§ **Your objective**: Everything from the line containing "Rebuild this chart" through the line containing "plt.rcParams['mathtext.bfit'] = 'Liberation" must be quoted exactly; everything else is left out.

§ **Source data**:
--*--
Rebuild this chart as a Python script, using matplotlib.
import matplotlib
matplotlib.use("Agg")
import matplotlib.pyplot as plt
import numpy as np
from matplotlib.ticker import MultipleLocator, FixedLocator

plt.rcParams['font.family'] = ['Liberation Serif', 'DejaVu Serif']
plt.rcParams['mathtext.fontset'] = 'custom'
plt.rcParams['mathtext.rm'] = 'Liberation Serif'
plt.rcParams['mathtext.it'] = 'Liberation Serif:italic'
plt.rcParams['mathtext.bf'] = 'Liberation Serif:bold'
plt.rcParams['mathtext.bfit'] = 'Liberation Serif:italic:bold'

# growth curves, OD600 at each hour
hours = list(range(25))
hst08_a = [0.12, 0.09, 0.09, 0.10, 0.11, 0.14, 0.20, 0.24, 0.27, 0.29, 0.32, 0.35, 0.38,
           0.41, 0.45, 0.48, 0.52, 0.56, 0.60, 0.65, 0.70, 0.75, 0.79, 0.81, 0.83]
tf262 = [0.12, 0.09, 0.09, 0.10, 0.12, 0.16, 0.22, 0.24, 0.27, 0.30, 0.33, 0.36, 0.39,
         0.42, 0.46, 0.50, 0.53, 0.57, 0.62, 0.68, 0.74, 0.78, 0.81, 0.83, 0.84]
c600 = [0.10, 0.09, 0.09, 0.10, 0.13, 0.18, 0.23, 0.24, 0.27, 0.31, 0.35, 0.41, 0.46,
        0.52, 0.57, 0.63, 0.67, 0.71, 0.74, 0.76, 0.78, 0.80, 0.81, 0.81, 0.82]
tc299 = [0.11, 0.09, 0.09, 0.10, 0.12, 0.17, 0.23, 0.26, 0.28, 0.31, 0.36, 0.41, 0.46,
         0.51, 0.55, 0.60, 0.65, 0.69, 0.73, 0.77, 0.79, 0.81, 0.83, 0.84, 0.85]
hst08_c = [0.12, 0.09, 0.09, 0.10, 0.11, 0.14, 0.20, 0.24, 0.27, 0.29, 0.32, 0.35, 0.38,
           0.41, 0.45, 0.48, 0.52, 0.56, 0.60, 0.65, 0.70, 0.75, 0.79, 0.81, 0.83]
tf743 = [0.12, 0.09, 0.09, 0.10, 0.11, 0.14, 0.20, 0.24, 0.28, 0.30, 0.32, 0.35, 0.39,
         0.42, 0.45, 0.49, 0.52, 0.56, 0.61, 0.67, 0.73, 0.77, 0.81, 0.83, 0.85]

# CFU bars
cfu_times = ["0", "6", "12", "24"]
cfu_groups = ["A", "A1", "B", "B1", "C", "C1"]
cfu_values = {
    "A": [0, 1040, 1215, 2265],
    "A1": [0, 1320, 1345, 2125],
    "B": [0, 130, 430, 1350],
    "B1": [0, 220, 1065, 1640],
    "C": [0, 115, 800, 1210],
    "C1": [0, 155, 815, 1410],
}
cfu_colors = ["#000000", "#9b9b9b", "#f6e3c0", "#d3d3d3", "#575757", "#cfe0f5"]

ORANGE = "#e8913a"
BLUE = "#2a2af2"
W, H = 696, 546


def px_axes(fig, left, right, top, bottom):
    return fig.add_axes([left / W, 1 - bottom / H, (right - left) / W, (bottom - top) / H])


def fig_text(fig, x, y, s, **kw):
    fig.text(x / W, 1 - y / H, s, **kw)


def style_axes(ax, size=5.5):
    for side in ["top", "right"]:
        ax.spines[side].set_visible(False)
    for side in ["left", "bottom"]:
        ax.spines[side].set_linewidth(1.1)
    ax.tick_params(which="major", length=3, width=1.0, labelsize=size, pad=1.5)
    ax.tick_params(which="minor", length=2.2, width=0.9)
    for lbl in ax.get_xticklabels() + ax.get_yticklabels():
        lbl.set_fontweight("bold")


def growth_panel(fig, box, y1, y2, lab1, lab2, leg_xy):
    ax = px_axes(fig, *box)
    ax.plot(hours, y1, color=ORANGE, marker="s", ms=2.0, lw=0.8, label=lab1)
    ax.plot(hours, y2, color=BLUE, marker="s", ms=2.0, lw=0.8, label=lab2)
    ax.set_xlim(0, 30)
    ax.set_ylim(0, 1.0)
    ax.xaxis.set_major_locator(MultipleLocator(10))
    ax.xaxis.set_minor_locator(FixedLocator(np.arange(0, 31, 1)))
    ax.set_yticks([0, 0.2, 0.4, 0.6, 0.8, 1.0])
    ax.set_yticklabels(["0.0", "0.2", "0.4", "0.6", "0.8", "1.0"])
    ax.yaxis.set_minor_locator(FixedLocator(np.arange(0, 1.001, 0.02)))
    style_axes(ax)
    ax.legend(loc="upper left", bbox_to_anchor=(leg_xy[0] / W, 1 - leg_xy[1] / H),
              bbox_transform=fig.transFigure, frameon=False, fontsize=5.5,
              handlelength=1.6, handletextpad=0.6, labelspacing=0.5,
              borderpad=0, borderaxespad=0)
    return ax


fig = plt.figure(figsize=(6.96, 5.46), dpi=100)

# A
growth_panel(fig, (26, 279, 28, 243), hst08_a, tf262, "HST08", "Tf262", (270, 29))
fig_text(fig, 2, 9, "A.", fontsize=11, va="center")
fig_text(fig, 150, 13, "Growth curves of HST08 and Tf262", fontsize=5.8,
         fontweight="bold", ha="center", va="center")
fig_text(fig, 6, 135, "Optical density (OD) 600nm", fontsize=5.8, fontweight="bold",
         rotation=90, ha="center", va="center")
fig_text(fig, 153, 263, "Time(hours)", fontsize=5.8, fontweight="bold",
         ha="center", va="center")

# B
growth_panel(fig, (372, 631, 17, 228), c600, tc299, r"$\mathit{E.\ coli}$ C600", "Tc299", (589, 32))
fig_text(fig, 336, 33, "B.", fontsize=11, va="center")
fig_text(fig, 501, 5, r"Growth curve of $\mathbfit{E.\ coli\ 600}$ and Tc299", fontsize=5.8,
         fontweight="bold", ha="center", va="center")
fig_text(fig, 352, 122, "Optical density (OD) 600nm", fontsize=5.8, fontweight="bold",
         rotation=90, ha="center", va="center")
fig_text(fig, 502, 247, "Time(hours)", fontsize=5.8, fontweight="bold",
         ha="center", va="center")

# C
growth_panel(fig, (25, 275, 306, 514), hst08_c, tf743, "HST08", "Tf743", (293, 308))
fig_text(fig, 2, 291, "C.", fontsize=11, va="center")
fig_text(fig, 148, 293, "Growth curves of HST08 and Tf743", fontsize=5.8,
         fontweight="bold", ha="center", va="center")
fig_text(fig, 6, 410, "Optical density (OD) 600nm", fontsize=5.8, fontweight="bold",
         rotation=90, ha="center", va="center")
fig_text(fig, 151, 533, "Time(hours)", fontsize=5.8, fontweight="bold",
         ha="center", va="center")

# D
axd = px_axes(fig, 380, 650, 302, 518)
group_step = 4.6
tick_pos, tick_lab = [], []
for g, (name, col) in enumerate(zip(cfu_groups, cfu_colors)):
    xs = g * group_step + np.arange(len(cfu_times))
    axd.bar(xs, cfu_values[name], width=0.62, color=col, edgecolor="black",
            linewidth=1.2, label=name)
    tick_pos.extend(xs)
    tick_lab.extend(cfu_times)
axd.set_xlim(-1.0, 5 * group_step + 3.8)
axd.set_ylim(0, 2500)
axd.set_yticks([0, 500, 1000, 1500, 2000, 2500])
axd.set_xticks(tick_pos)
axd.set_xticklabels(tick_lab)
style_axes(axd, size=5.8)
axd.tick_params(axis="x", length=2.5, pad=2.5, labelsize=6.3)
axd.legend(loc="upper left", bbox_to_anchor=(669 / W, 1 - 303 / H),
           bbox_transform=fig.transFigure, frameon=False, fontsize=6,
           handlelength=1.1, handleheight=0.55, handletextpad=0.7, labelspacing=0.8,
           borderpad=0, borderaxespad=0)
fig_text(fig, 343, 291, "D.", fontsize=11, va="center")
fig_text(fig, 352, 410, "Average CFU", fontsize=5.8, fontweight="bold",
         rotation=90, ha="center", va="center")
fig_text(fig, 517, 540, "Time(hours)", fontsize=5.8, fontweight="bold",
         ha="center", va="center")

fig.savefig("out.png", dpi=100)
--*--
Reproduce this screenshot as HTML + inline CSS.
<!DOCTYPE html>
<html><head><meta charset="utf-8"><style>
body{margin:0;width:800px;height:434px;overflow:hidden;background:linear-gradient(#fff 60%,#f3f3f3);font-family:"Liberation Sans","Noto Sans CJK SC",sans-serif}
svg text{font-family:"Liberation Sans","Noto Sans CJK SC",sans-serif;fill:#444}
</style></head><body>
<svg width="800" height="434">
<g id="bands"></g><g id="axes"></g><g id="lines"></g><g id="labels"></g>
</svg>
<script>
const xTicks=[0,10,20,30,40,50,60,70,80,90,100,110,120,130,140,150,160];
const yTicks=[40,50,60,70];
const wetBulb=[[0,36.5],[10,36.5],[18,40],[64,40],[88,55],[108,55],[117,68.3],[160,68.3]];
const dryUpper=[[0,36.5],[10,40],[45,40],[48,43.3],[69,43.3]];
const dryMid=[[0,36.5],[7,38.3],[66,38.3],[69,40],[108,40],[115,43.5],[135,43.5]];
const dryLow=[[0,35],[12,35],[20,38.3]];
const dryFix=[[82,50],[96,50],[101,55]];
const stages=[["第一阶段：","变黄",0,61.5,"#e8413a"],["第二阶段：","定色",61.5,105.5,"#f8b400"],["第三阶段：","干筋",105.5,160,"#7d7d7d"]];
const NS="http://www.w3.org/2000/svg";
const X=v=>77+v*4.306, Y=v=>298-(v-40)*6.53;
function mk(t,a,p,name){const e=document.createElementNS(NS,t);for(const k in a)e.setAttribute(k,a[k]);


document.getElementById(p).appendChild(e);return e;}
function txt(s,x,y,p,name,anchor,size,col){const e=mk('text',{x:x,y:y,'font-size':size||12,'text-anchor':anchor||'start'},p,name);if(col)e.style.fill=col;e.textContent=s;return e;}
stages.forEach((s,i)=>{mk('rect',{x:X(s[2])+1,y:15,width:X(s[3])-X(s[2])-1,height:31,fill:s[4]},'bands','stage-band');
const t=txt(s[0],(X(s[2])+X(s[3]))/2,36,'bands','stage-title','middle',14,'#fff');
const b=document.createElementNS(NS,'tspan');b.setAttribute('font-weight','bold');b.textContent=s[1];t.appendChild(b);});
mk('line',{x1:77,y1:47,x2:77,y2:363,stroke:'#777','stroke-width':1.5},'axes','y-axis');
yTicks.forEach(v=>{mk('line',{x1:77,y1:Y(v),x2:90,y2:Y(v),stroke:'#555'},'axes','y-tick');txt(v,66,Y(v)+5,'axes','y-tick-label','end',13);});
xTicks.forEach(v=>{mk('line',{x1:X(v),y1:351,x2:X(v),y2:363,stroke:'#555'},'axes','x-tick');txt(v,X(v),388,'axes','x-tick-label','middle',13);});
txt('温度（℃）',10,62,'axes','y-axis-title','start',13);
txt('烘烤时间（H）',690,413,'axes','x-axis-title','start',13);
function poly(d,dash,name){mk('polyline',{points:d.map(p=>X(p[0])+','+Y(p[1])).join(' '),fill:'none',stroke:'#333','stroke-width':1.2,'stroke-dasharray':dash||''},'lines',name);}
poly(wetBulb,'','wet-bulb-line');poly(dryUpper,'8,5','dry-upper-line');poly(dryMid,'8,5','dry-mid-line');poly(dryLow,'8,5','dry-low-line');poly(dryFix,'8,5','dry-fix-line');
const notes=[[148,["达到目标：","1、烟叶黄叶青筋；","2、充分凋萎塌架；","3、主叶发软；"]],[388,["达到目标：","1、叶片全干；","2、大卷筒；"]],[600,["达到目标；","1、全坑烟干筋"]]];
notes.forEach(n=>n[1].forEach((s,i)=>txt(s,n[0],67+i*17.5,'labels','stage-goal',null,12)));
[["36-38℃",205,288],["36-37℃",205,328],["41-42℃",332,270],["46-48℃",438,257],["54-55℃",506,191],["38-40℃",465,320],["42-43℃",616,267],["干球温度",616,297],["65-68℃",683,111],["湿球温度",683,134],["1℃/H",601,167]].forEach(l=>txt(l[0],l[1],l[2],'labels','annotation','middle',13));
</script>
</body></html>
--*--
§ **Response to this task**:
Rebuild this chart as a Python script, using matplotlib.
import matplotlib
matplotlib.use("Agg")
import matplotlib.pyplot as plt
import numpy as np
from matplotlib.ticker import MultipleLocator, FixedLocator

plt.rcParams['font.family'] = ['Liberation Serif', 'DejaVu Serif']
plt.rcParams['mathtext.fontset'] = 'custom'
plt.rcParams['mathtext.rm'] = 'Liberation Serif'
plt.rcParams['mathtext.it'] = 'Liberation Serif:italic'
plt.rcParams['mathtext.bf'] = 'Liberation Serif:bold'
plt.rcParams['mathtext.bfit'] = 'Liberation Serif:italic:bold'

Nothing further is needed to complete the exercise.